Ben sadece tek millete bağlı bir insan değilim. Anavatanım Venezüella, ikinci memleketim ise şu an işgal altında olan, bu işgale karşı direnen, sözde Müslüman Arap devletlerinin idareleri tarafından yalnızlığa terkedilmiş Filistin. Bu sözlerimle tüm Müslüman Arapları hedef almıyorum ve biliyorum ki onların yüzde 99.9’u Filistin davasını destekliyor. Fakat onları idare edenler ihanet içindeler. 

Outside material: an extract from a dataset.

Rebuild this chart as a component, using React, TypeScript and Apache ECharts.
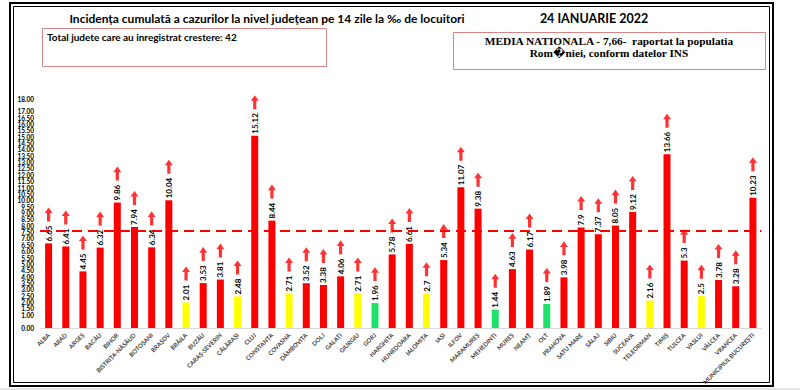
import React, { useEffect, useRef } from "react";
import * as echarts from "echarts";

const categories = [
  "ALBA", "ARAD", "ARGEȘ", "BACĂU", "BIHOR", "BISTRIȚA-NĂSĂUD", "BOTOȘANI", "BRAȘOV",
  "BRĂILA", "BUZĂU", "CARAȘ-SEVERIN", "CĂLĂRAȘI", "CLUJ", "CONSTANȚA", "COVASNA",
  "DÂMBOVIȚA", "DOLJ", "GALAȚI", "GIURGIU", "GORJ", "HARGHITA", "HUNEDOARA", "IALOMIȚA",
  "IAȘI", "ILFOV", "MARAMUREȘ", "MEHEDINȚI", "MUREȘ", "NEAMȚ", "OLT", "PRAHOVA",
  "SATU MARE", "SĂLAJ", "SIBIU", "SUCEAVA", "TELEORMAN", "TIMIȘ", "TULCEA", "VASLUI",
  "VÂLCEA", "VRANCEA", "MUNICIPIUL BUCUREȘTI",
];

const values = [
  6.65, 6.41, 4.45, 6.32, 9.86, 7.94, 6.34, 10.04,
  2.01, 3.53, 3.81, 2.48, 15.12, 8.44, 2.71,
  3.52, 3.38, 4.06, 2.71, 1.96, 5.78, 6.61, 2.7,
  5.34, 11.07, 9.38, 1.44, 4.63, 6.17, 1.89, 3.98,
  7.9, 7.37, 8.05, 9.12, 2.16, 13.66, 5.3, 2.5,
  3.78, 3.28, 10.23,
];

const nationalAverage = 7.66;
const greenLimit = 2;
const yellowLimit = 3;

const titleText = "Incidența cumulată a cazurilor la nivel județean pe 14 zile la ‰ de locuitori";
const dateText = "24 IANUARIE 2022";
const totalText = "Total judete care au inregistrat crestere: 42";
const mediaLine1 = "MEDIA NATIONALA - 7,66-  raportat la populatia";
const mediaLine2 = "Rom\uFFFDniei, conform datelor INS";

const RED = "#ff0000";
const YELLOW = "#ffff00";
const GREEN = "#1fe06a";

function barColor(v: number) {
  if (v < greenLimit) return GREEN;
  if (v < yellowLimit) return YELLOW;
  return RED;
}

function labelWidth(v: number) {
  const s = String(v);
  let w = 0;
  for (const ch of s) w += ch === "." ? 2 : 4.5;
  return w;
}

const ARROW = "path://M5,0 L10,6 L7,6 L7,15 L3,15 L3,6 L0,6 Z";

export default function App() {
  const ref = useRef<HTMLDivElement>(null);
  useEffect(() => {
    if (!ref.current) return;
    const chart = echarts.init(ref.current, null, { renderer: "svg" });
    const font = "Lato, 'Open Sans', sans-serif";
    chart.setOption({
      animation: false,
      backgroundColor: "#ffffff",
      textStyle: { fontFamily: font },
      grid: { left: 40, right: 38.5, top: 99, bottom: 62, containLabel: false },
      xAxis: {
        type: "category",
        data: categories,
        axisTick: { show: false },
        axisLine: { lineStyle: { color: "#d9d9d9", width: 1 } },
        axisLabel: {
          interval: 0,
          rotate: 45,
          fontSize: 6,
          fontWeight: "bold",
          color: "#404040",
          margin: 6,
          fontFamily: font,
        },
      },
      yAxis: {
        type: "value",
        min: 0,
        max: 18,
        interval: 0.5,
        splitLine: { show: false },
        axisLine: { show: false },
        axisTick: { show: false },
        axisLabel: {
          fontSize: 6.5,
          lineHeight: 6,
          fontWeight: "bold",
          color: "#000",
          margin: 6,
          showMinLabel: true,
          showMaxLabel: true,
          hideOverlap: false,
          fontFamily: font,
          formatter: (v: number) => v.toFixed(2),
        },
      },
      series: [
        {
          type: "bar",
          barWidth: 7,
          data: values.map((v) => ({ value: v, itemStyle: { color: barColor(v) } })),
          label: {
            show: true,
            position: "top",
            rotate: 90,
            align: "left",
            verticalAlign: "middle",
            distance: 2,
            fontSize: 8,
            fontWeight: "bold",
            color: "#000",
            fontFamily: font,
          },
          markLine: {
            silent: true,
            symbol: "none",
            label: { show: false },
            lineStyle: { color: RED, type: [10, 6], width: 2 },
            data: [{ yAxis: nationalAverage }],
            z: 5,
          },
        },
        {
          type: "scatter",
          symbol: ARROW,
          symbolSize: [8, 14],
          itemStyle: { color: RED },
          data: values.map((v, i) => ({
            value: [i, v],
            symbolOffset: [0, -(labelWidth(v) + 6.5 + 7)],
          })),
          z: 6,
        },
      ],
      graphic: [
        {
          type: "rect",
          shape: { x: 10, y: 3, width: 763, height: 383 },
          style: { fill: "none", stroke: "#000", lineWidth: 2 },
          silent: true,
        },
        {
          type: "rect",
          shape: { x: 13.5, y: 6.5, width: 756, height: 376 },
          style: { fill: "none", stroke: "#000", lineWidth: 1 },
          silent: true,
        },
        {
          type: "rect",
          shape: { x: 0, y: 388, width: 800, height: 2 },
          style: { fill: "#e6e6e6" },
          silent: true,
        },
        {
          type: "text",
          x: 267,
          y: 18,
          style: {
            text: titleText,
            fontSize: 12,
            fontWeight: "bold",
            fontFamily: font,
            fill: "#000",
            align: "center",
            verticalAlign: "middle",
          },
        },
        {
          type: "text",
          x: 594,
          y: 18,
          style: {
            text: dateText,
            fontSize: 12.5,
            fontWeight: "bold",
            fontFamily: font,
            fill: "#000",
            align: "center",
            verticalAlign: "middle",
          },
        },
        {
          type: "rect",
          shape: { x: 42.5, y: 28.5, width: 284, height: 38 },
          style: { fill: "#fff", stroke: "#d98585", lineWidth: 1 },
        },
        {
          type: "text",
          x: 47,
          y: 37,
          style: {
            text: totalText,
            fontSize: 10,
            fontWeight: "bold",
            fontFamily: font,
            fill: "#000",
            align: "left",
            verticalAlign: "middle",
          },
        },
        {
          type: "rect",
          shape: { x: 453.5, y: 32.5, width: 312, height: 37 },
          style: { fill: "#fff", stroke: "#d98585", lineWidth: 1 },
        },
        {
          type: "text",
          x: 609,
          y: 41,
          style: {
            text: mediaLine1,
            fontSize: 11.3,
            fontWeight: "bold",
            fontFamily: "'Liberation Serif', 'DejaVu Serif', serif",
            fill: "#000",
            align: "center",
            verticalAlign: "middle",
          },
        },
        {
          type: "text",
          x: 609,
          y: 53,
          style: {
            text: mediaLine2,
            fontSize: 11.3,
            fontWeight: "bold",
            fontFamily: "'Liberation Serif', 'DejaVu Serif', serif",
            fill: "#000",
            align: "center",
            verticalAlign: "middle",
          },
        },
      ],
    });
    return () => chart.dispose();
  }, []);
  return (
    <div
      ref={ref}
      style={{ position: "fixed", left: 0, top: 0, width: 800, height: 390 }}
    />
  );
}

Bundan daha önce de müteaddit kere ifade ettiğim şu hususu tekrar belirteyim: Dünyada tek bir bağımsız Müslüman devlet var. Bu devlet Türkiye değil. Cumhurbaşkanı Erdoğan bunun için çaba sarf ediyor; fakat Türkiye’nin tam bağımsız olduğunu hâlâ söyleyemiyoruz. Bu bağımsız ülke Şii Fars devleti İran. İran, Siyonist ve emperyalistlerin ekonomik ve askerî saldırganlığına karşı direniyor. İran korkusu üzerinden Suudi Arabistan kontrol ediliyor ve kışkırtılıyor. Suud’un İran’a karşı doğrudan saldırıya teşebbüs etmesi Suud rejiminin ortadan kalkmasına sebep olabilir. Zira, Suudi Arabistan’da mevcut idareye alternatif olabilecek kişiler tek tek ortadan kaldırıldı. Mevcut konjonktürde yaşanan gelişmeler İran’ın er yahut geç ortadan kaldırılacağını gösteriyor; fakat vatanperver olan İranlılar direneceklerdir. 
Kendime dönersem; İslâm dünyasında uzun zaman geçirmiş bir insan olarak şu an cezaevinde olduğum gerçek. Ben ezilen halklar için bir kahramanım ve dolayısıyla emperyalistler için kötü bir örneğim. Bu yüzden beni sevmezler. Sosyalist-komünist gelenekten gelen insanların emperyalist propagandasına alet olması tam bir hayal kırıklığı.